SBE will also loan Neonode $1,000,000 for working capital purposes. The
loan is evidenced by a senior secured note, ranking pari passu with the
$13.8 million in Neonode senior secured notes already outstanding, and
is due and payable on September 30, 2007. More details regarding the
amendment and loan may be obtained from the Form 8-K filed today.
About SBE
SBE designs and provides IP-based storage networking solutions for an
extensive range of business critical applications, including back-up and
disaster recovery. SBE delivers a portfolio of scalable, standards-based
hardware and software products designed to enable optimal performance
and rapid deployment across a wide range of next-generation storage
systems. Based in San Ramon, California, SBE is a publicly traded
company (NASDAQ:SBEI) with products sold worldwide through direct sales,
OEMs and system integration partners. More information is available at www.sbei.com.
SBE and the SBE logo are registered trademarks of SBE, Inc.
Forward-Looking Statements
This news release contains certain forward-looking statements that
involve risks and uncertainties, including statements about consummation
of the proposed merger transaction.

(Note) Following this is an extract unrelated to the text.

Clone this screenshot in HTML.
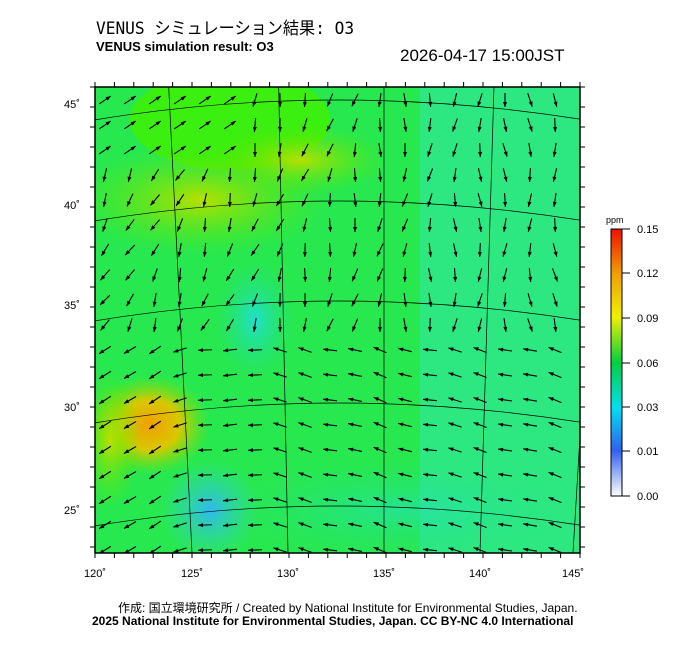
<!DOCTYPE html>
<html><head><meta charset="utf-8"><style>
body{margin:0;background:#fff;width:700px;height:649px;overflow:hidden;font-family:"Liberation Sans",sans-serif}
.t{position:absolute;white-space:nowrap;color:#000}
</style></head><body>
<div class="t" style="left:96px;top:14px;font-size:17px;font-family:'DejaVu Sans Mono','Noto Sans CJK JP',monospace;transform:scaleX(0.95);transform-origin:left">VENUS シミュレーション結果: O3</div>
<div class="t" style="left:96px;top:39px;font-size:13px;font-weight:bold">VENUS simulation result: O3</div>
<div class="t" style="left:400px;top:46px;font-size:17px">2026-04-17 15:00JST</div>
<svg width="700" height="649" style="position:absolute;left:0;top:0" id="s">
<defs>
<radialGradient id="o1"><stop offset="0" stop-color="#f0a000"/><stop offset="0.5" stop-color="#d8c800"/><stop offset="1" stop-color="#80e000" stop-opacity="0"/></radialGradient>
<radialGradient id="y1"><stop offset="0" stop-color="#b8e000"/><stop offset="1" stop-color="#50e800" stop-opacity="0"/></radialGradient>
<radialGradient id="c1"><stop offset="0" stop-color="#20e0d0"/><stop offset="1" stop-color="#20e080" stop-opacity="0"/></radialGradient>
<radialGradient id="b1"><stop offset="0" stop-color="#30b8f0"/><stop offset="1" stop-color="#30d8c0" stop-opacity="0"/></radialGradient>
<linearGradient id="cb" x1="0" y1="1" x2="0" y2="0">
<stop offset="0" stop-color="#ffffff"/><stop offset="0.17" stop-color="#3060f0"/><stop offset="0.33" stop-color="#00e0f0"/><stop offset="0.5" stop-color="#00d040"/><stop offset="0.67" stop-color="#f0f000"/><stop offset="0.83" stop-color="#f0a000"/><stop offset="1" stop-color="#f01000"/></linearGradient>
<clipPath id="cp"><rect x="95" y="87" width="485" height="466"/></clipPath>
</defs>
<g clip-path="url(#cp)">
<rect x="95" y="87" width="485" height="466" fill="#28e850"/>
<rect x="420" y="87" width="160" height="466" fill="#30e8a0" opacity="0.6"/>
<ellipse cx="230" cy="120" rx="100" ry="50" fill="#40f000" opacity="0.8"/>
<ellipse cx="200" cy="200" rx="130" ry="55" fill="url(#y1)"/>
<ellipse cx="300" cy="160" rx="90" ry="35" fill="url(#y1)"/>
<ellipse cx="150" cy="425" rx="60" ry="50" fill="url(#o1)"/>
<ellipse cx="110" cy="440" rx="30" ry="70" fill="url(#y1)"/>
<ellipse cx="255" cy="320" rx="40" ry="60" fill="url(#c1)"/>
<ellipse cx="210" cy="510" rx="50" ry="50" fill="url(#b1)"/>
<ellipse cx="400" cy="510" rx="180" ry="50" fill="url(#c1)" opacity="0.5"/>
<g id="grat" stroke="#000" stroke-width="0.7" fill="none"></g>
<g id="arr" stroke="#000" fill="#000"></g>
</g>
<rect x="95" y="87" width="485" height="466" fill="none" stroke="#000" stroke-width="1.5"/>
<g id="ticks" stroke="#000" stroke-width="1"></g>
<g font-size="11" font-family="Liberation Sans" fill="#000">
<text x="64" y="108">45˚</text><text x="64" y="209">40˚</text><text x="64" y="309">35˚</text><text x="64" y="411">30˚</text><text x="64" y="514">25˚</text>
<text x="84" y="577">120˚</text><text x="181" y="577">125˚</text><text x="277" y="577">130˚</text><text x="373" y="577">135˚</text><text x="469" y="577">140˚</text><text x="562" y="577">145˚</text>
</g>
<rect x="611" y="229" width="11" height="267" fill="url(#cb)" stroke="#000" stroke-width="1"/>
<g stroke="#000"><line x1="622" y1="229" x2="630" y2="229"/><line x1="622" y1="273" x2="630" y2="273"/><line x1="622" y1="318" x2="630" y2="318"/><line x1="622" y1="363" x2="630" y2="363"/><line x1="622" y1="407" x2="630" y2="407"/><line x1="622" y1="451" x2="630" y2="451"/><line x1="622" y1="496" x2="630" y2="496"/></g>
<g font-size="11" fill="#000"><text x="606" y="223" font-size="9">ppm</text>
<text x="637" y="233">0.15</text><text x="637" y="277">0.12</text><text x="637" y="322">0.09</text><text x="637" y="367">0.06</text><text x="637" y="411">0.03</text><text x="637" y="455">0.01</text><text x="637" y="500">0.00</text></g>
</svg>
<div class="t" style="left:118px;top:599px;font-size:12px;font-family:'Liberation Sans','Noto Sans CJK JP',sans-serif">作成: 国立環境研究所 / Created by National Institute for Environmental Studies, Japan.</div>
<div class="t" style="left:92px;top:614px;font-size:12px;font-weight:bold">2025 National Institute for Environmental Studies, Japan. CC BY-NC 4.0 International</div>
<script>
var ns="http://www.w3.org/2000/svg";
function el(p,t,a){var e=document.createElementNS(ns,t);for(var k in a)e.setAttribute(k,a[k]);p.appendChild(e);return e;}
var g=document.getElementById('grat');
[104,205,305,407,510].forEach(function(y){el(g,'path',{d:'M60 '+(y+22)+' Q337 '+(y-30)+' 620 '+(y+22)});});
[[95,-0.07],[192,-0.05],[288,-0.02],[384,0.0],[480,0.03],[573,0.06]].forEach(function(l){el(g,'line',{x1:l[0]+l[1]*466,y1:87,x2:l[0],y2:553});});
var a=document.getElementById('arr');
for(var y=100;y<553;y+=25){for(var x=105;x<580;x+=25){
 var ang;var fy=(y-87)/466,fx=(x-95)/485;
 if(fy<0.55) ang=Math.PI/2+0.5-0.6*fx+Math.sin(x*0.05+y*0.03)*0.3;
 else ang=Math.PI+0.25+0.15*Math.sin(x*0.07)+ (fx<0.4?-1.0*(1-fx/0.4):0);
 if(fy<0.15&&fx<0.3) ang=-0.6;
 var L=14,dx=Math.cos(ang)*L/2,dy=Math.sin(ang)*L/2;
 el(a,'line',{x1:x-dx,y1:y-dy,x2:x+dx,y2:y+dy,'stroke-width':1.1});
 var hx=x+dx,hy=y+dy,c=Math.cos(ang),s=Math.sin(ang);
 el(a,'polygon',{points:hx+','+hy+' '+(hx-5*c-2*s)+','+(hy-5*s+2*c)+' '+(hx-5*c+2*s)+','+(hy-5*s-2*c),stroke:'none'});
}}
var t=document.getElementById('ticks');
for(var x=95;x<=580;x+=19.4){el(t,'line',{x1:x,y1:87,x2:x,y2:82});el(t,'line',{x1:x,y1:553,x2:x,y2:558});}
for(var y=87;y<=553;y+=20){el(t,'line',{x1:580,y1:y,x2:585,y2:y});el(t,'line',{x1:95,y1:y,x2:90,y2:y});}
</script>
</body></html>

Such statements are only predictions
and the company's actual results may differ materially from those
anticipated in these forward-looking statements. Factors that may cause
such differences include, but are not limited to, the ability of SBE and
Neonode to comply with the closing conditions necessary in order to
consummate the transactions. These factors and others are more fully
discussed in the documents the company files from time to time with the
Securities and Exchange Commission, particularly, the company's most
recent Form 10-K and Form 10-Q.
Additional Information and Where to Find It
In connection with the proposed merger and required stockholder
approval, SBE intends to file with the Securities and Exchange
Commission, or SEC, a proxy statement on Schedule 14A that will be
mailed to the stockholders of SBE. INVESTORS AND SECURITY HOLDERS OF SBE
ARE URGED TO READ THE PROXY STATEMENT AND ANY OTHER RELEVANT MATERIALS
WHEN THEY BECOME AVAILABLE BECAUSE THEY WILL CONTAIN IMPORTANT
INFORMATION ABOUT THE PROPOSED MERGER. The definitive proxy statement
will be mailed to the stockholders as of a record date to be established
for voting on the proposed merger. Investors and security holders will
be able to obtain free copies of the proxy statement, as well as other
filed materials containing information about SBE, at www.sec.gov,
the SEC's website. Investors may also access the proxy statement and the
other materials at www.sbei.com, or
obtain copies of such material by request to SBE's Corporate Secretary
at: SBE, Inc., 4000 Executive Parkway, Suite 200, San Ramon, CA 94583.
SBE and its officers and directors may be deemed to have participated in
the solicitation of proxies from SBE's stockholders in favor of the
approval of the merger. Information concerning SBE's directors and
executive officers is set forth in the publicly-filed documents of SBE.
Stockholders may obtain more detailed information regarding the direct
and indirect interests of SBE and its directors and executive officers
in the merger by reading the preliminary and definitive proxy statements
regarding the merger, which will be filed with the SEC.